First, I find responses 1-4 offensive. Turbulence at sea, where does it exist in the open ocean? Tell me one incident. When I spoke about the use of RADAR I meant its use to navigate not to predict precipitation or fog. Poor visibility may increase the chance of an accident, but, my experience with marine operations taught me that proper speed and use of RADAR minimize the chances of error. This might not be the case in China straits. Seamanship and RADAR use prevent collisions not meteorological predictions. So the comments added by the authors in the introduction to justify the significance of the work in reference to mariners are not valid and should be removed. I think that the prediction of visibility is a nice problem with its own merits in the science of meteorology. Speaking of science, I see that no significant changes have been made to address my previous concerns. First, let's simplify the problem. Since you have referenced visibility why not construct as simple model to infer visibility from the recorded data and include some short time prediction, perhaps. 

You basically, with the last algorithm duplicate your inference for AOD using a convex combination of inverse distances from data points with ground truth. First, you say you use a statistical model referenced in your paper, but this is a model applied for a part of Taiwan and for rain. Why should it apply over oceans and for AOD. There is no reason. In short, you never addressed this concern from my previous report. Apart from that you also report in your data comparison analysis a small error between the model using AOD and not using AOD. Since, Vis is graded with integer values a reasonable error is +-1. This is shown in your data and had you taken our the AOD you would see that your results don't change much. 

On the other hand, I look at your validation results. They use the month of January only. What happens with other months? This is a serious issue because it concerns the reproducibility of the study. Overall, I regret to say that I find your analysis not sufficient to warrant a publication. Finally, your addition on multilayer layer NN is not necessary for the content of the methods section. You just use a simple off-the-self Matlab NN. No need to waste a page on that. It would have been more useful to see your pseudo algorithm for the interpolation of the AOD and calculation of R. BTW, the AOD prediction problem looks to me more like an optimization problem where we have some data and we want to infer some other missing in a way that we do not distort the known data. 

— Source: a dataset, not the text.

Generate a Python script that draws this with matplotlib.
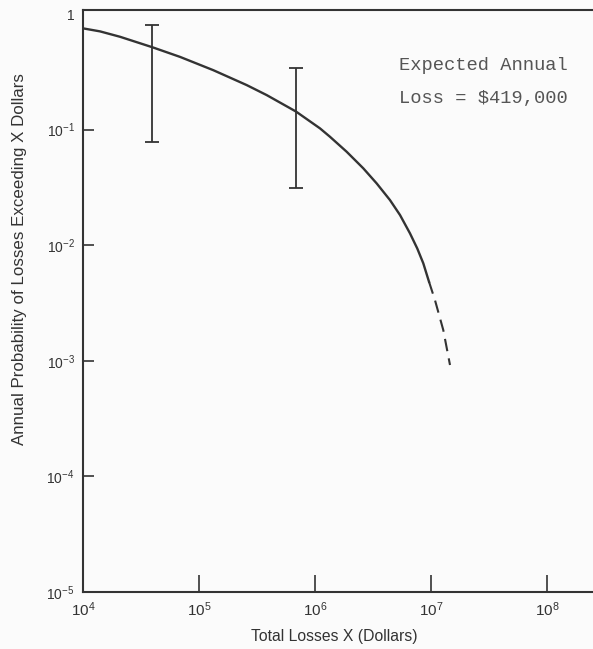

Figures 5 are confusing. There are two vertical axes. Only the left is enough because the reasonable error is +-1 and in most cases, this is what you have. In Fig. 6 your errors are more but in most evaluated case the measured visibility is high. You have no reported data in this figure with low visibility. This is bothersome. Also in the tropical storm, you present the calculated visibility in the area close to the center of the storm to be high (not the eye), although this is counterintuitive due to rain notwithstanding the aerosols of sea droplets blown by the prevailing winds. Too many questions, my recommendation is to withdraw it and rework it and ask for some professional data analyst to help you.

Reviewer 2 Report

Authors must take all suggested changes from the original review.
Not all corrections have been made in the current form of the manuscript.

 

The manuscript must be supplemented and corrected in detail.